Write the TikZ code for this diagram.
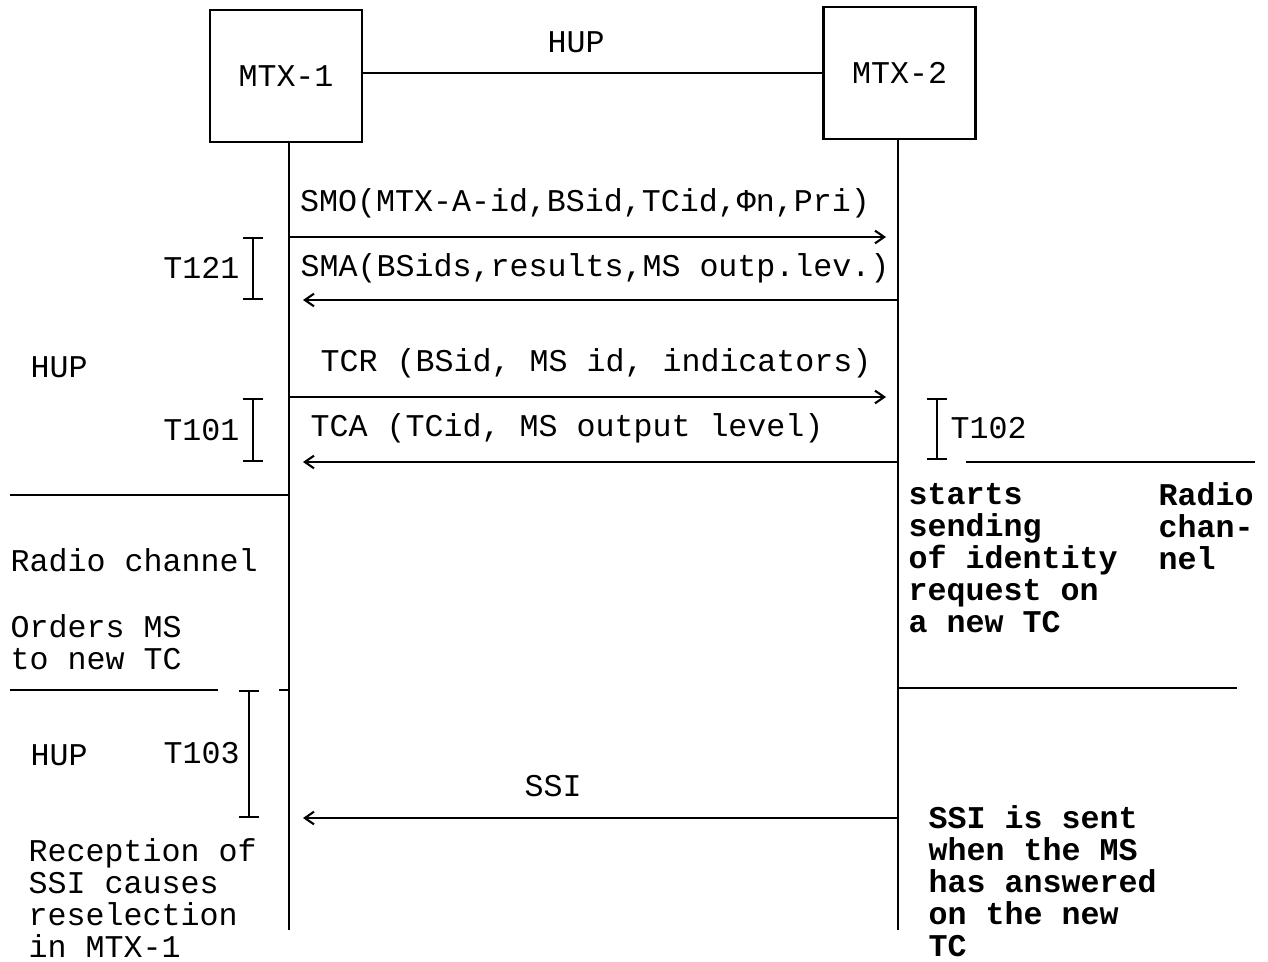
\documentclass[tikz,border=0pt]{standalone}
\usepackage{fontspec}
\setmonofont{Liberation Mono}
\usetikzlibrary{arrows.meta}
\begin{document}
\begin{tikzpicture}[x=0.01cm,y=-0.01cm,
  every node/.style={font=\ttfamily\fontsize{9}{9.1}\selectfont, inner sep=0pt},
  box/.style={draw, line width=0.7pt, minimum width=1.52cm, minimum height=1.32cm},
  life/.style={line width=0.6pt},
  msg/.style={line width=0.6pt, -{Straight Barb[length=2.6pt,width=3.6pt]}},
  timer/.style={line width=0.6pt, {Bar[width=5.7pt]}-{Bar[width=5.7pt]}},
  sep/.style={line width=0.7pt},
  lbl/.style={anchor=west, align=left},
  bld/.style={font=\ttfamily\bfseries\fontsize{9}{9.1}\selectfont}
]
\useasboundingbox (0,0) rectangle (1268,961);
% boxes
\node[box] (m1) at (286,76) {MTX-1};
\node[box] (m2) at (899.5,73) {MTX-2};
\draw[sep] (m1.east |- m2.west) -- (m2.west);
\node (hupt) at (576,42) {HUP};
% lifelines
\coordinate (l1t) at (289,142);
\coordinate (l1b) at (289,930);
\coordinate (l2t) at (898,138);
\coordinate (l2b) at (898,930);
\draw[life] (l1t) -- (l1b);
\draw[life] (l2t) -- (l2b);
% messages
\coordinate (smoS) at (289,237); \coordinate (smoE) at (886,237);
\coordinate (smaS) at (898,300); \coordinate (smaE) at (303,300);
\coordinate (tcrS) at (289,397); \coordinate (tcrE) at (886,397);
\coordinate (tcaS) at (898,462); \coordinate (tcaE) at (303,462);
\coordinate (ssiS) at (898,818); \coordinate (ssiE) at (303,818);
\draw[msg] (smoS) -- (smoE);
\draw[msg] (smaS) -- (smaE);
\draw[msg] (tcrS) -- (tcrE);
\draw[msg] (tcaS) -- (tcaE);
\draw[msg] (ssiS) -- (ssiE);
\node (smo) at (585,203) {SMO(MTX-A-id,BSid,TCid,Φn,Pri)};
\node[lbl] (sma) at (300,268) {SMA(BSids,results,MS outp.lev.)};
\node[lbl] (tcr) at (320,363) {TCR (BSid, MS id, indicators)};
\node[lbl] (tca) at (310,428) {TCA (TCid, MS output level)};
\node (ssi) at (553,786) {SSI};
% timers
\coordinate (t121a) at (253,237); \coordinate (t121b) at (253,300);
\coordinate (t101a) at (253,398); \coordinate (t101b) at (253,462);
\coordinate (t102a) at (937,398); \coordinate (t102b) at (937,460);
\coordinate (t103a) at (249,690); \coordinate (t103b) at (249,818);
\draw[timer] (t121a) -- (t121b);
\draw[timer] (t101a) -- (t101b);
\draw[timer] (t102a) -- (t102b);
\draw[timer] (t103a) -- (t103b);
\node[anchor=east] (t121) at (240,268) {T121};
\node[anchor=east] (t101) at (240,430) {T101};
\node[anchor=west] (t102) at (950,428) {T102};
\node[anchor=west] (t103) at (163,753) {T103};
% separators
\coordinate (s1a) at (10,495); \coordinate (s1b) at (289,495);
\coordinate (s2a) at (966,462); \coordinate (s2b) at (1255,462);
\coordinate (s3a) at (10,690); \coordinate (s3b) at (218,690);
\coordinate (s3c) at (279,690); \coordinate (s3d) at (289,690);
\coordinate (s4a) at (898,688); \coordinate (s4b) at (1237,688);
\draw[sep] (s1a) -- (s1b);
\draw[sep] (s2a) -- (s2b);
\draw[sep] (s3a) -- (s3b);
\draw[sep] (s3c) -- (s3d);
\draw[sep] (s4a) -- (s4b);
% side texts
\node[lbl] (hup1) at (30,367) {HUP};
\node[lbl] (radio) at (10,560) {Radio channel};
\node[lbl] (orders) at (10,642) {Orders MS\\to new TC};
\node[lbl] (hup2) at (30,755) {HUP};
\node[lbl] (recep) at (28,898) {Reception of\\SSI causes\\reselection\\in MTX-1};
\node[lbl,bld] (starts) at (908,558) {starts\\sending\\of identity\\request on\\a new TC};
\node[lbl,bld] (radio2) at (1158,526) {Radio\\chan-\\nel};
\node[lbl,bld] (ssisent) at (928,881) {SSI is sent\\when the MS\\has answered\\on the new\\TC};
\end{tikzpicture}
\end{document}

· · · · ·

Written request: Make an exact copy of the data above, pictures excluded.

Complete answer:
Write the TikZ code for this diagram.
\documentclass[tikz,border=0pt]{standalone}
\usepackage{fontspec}
\setmonofont{Liberation Mono}
\usetikzlibrary{arrows.meta}
\begin{document}
\begin{tikzpicture}[x=0.01cm,y=-0.01cm,
  every node/.style={font=\ttfamily\fontsize{9}{9.1}\selectfont, inner sep=0pt},
  box/.style={draw, line width=0.7pt, minimum width=1.52cm, minimum height=1.32cm},
  life/.style={line width=0.6pt},
  msg/.style={line width=0.6pt, -{Straight Barb[length=2.6pt,width=3.6pt]}},
  timer/.style={line width=0.6pt, {Bar[width=5.7pt]}-{Bar[width=5.7pt]}},
  sep/.style={line width=0.7pt},
  lbl/.style={anchor=west, align=left},
  bld/.style={font=\ttfamily\bfseries\fontsize{9}{9.1}\selectfont}
]
\useasboundingbox (0,0) rectangle (1268,961);
% boxes
\node[box] (m1) at (286,76) {MTX-1};
\node[box] (m2) at (899.5,73) {MTX-2};
\draw[sep] (m1.east |- m2.west) -- (m2.west);
\node (hupt) at (576,42) {HUP};
% lifelines
\coordinate (l1t) at (289,142);
\coordinate (l1b) at (289,930);
\coordinate (l2t) at (898,138);
\coordinate (l2b) at (898,930);
\draw[life] (l1t) -- (l1b);
\draw[life] (l2t) -- (l2b);
% messages
\coordinate (smoS) at (289,237); \coordinate (smoE) at (886,237);
\coordinate (smaS) at (898,300); \coordinate (smaE) at (303,300);
\coordinate (tcrS) at (289,397); \coordinate (tcrE) at (886,397);
\coordinate (tcaS) at (898,462); \coordinate (tcaE) at (303,462);
\coordinate (ssiS) at (898,818); \coordinate (ssiE) at (303,818);
\draw[msg] (smoS) -- (smoE);
\draw[msg] (smaS) -- (smaE);
\draw[msg] (tcrS) -- (tcrE);
\draw[msg] (tcaS) -- (tcaE);
\draw[msg] (ssiS) -- (ssiE);
\node (smo) at (585,203) {SMO(MTX-A-id,BSid,TCid,Φn,Pri)};
\node[lbl] (sma) at (300,268) {SMA(BSids,results,MS outp.lev.)};
\node[lbl] (tcr) at (320,363) {TCR (BSid, MS id, indicators)};
\node[lbl] (tca) at (310,428) {TCA (TCid, MS output level)};
\node (ssi) at (553,786) {SSI};
% timers
\coordinate (t121a) at (253,237); \coordinate (t121b) at (253,300);
\coordinate (t101a) at (253,398); \coordinate (t101b) at (253,462);
\coordinate (t102a) at (937,398); \coordinate (t102b) at (937,460);
\coordinate (t103a) at (249,690); \coordinate (t103b) at (249,818);
\draw[timer] (t121a) -- (t121b);
\draw[timer] (t101a) -- (t101b);
\draw[timer] (t102a) -- (t102b);
\draw[timer] (t103a) -- (t103b);
\node[anchor=east] (t121) at (240,268) {T121};
\node[anchor=east] (t101) at (240,430) {T101};
\node[anchor=west] (t102) at (950,428) {T102};
\node[anchor=west] (t103) at (163,753) {T103};
% separators
\coordinate (s1a) at (10,495); \coordinate (s1b) at (289,495);
\coordinate (s2a) at (966,462); \coordinate (s2b) at (1255,462);
\coordinate (s3a) at (10,690); \coordinate (s3b) at (218,690);
\coordinate (s3c) at (279,690); \coordinate (s3d) at (289,690);
\coordinate (s4a) at (898,688); \coordinate (s4b) at (1237,688);
\draw[sep] (s1a) -- (s1b);
\draw[sep] (s2a) -- (s2b);
\draw[sep] (s3a) -- (s3b);
\draw[sep] (s3c) -- (s3d);
\draw[sep] (s4a) -- (s4b);
% side texts
\node[lbl] (hup1) at (30,367) {HUP};
\node[lbl] (radio) at (10,560) {Radio channel};
\node[lbl] (orders) at (10,642) {Orders MS\\to new TC};
\node[lbl] (hup2) at (30,755) {HUP};
\node[lbl] (recep) at (28,898) {Reception of\\SSI causes\\reselection\\in MTX-1};
\node[lbl,bld] (starts) at (908,558) {starts\\sending\\of identity\\request on\\a new TC};
\node[lbl,bld] (radio2) at (1158,526) {Radio\\chan-\\nel};
\node[lbl,bld] (ssisent) at (928,881) {SSI is sent\\when the MS\\has answered\\on the new\\TC};
\end{tikzpicture}
\end{document}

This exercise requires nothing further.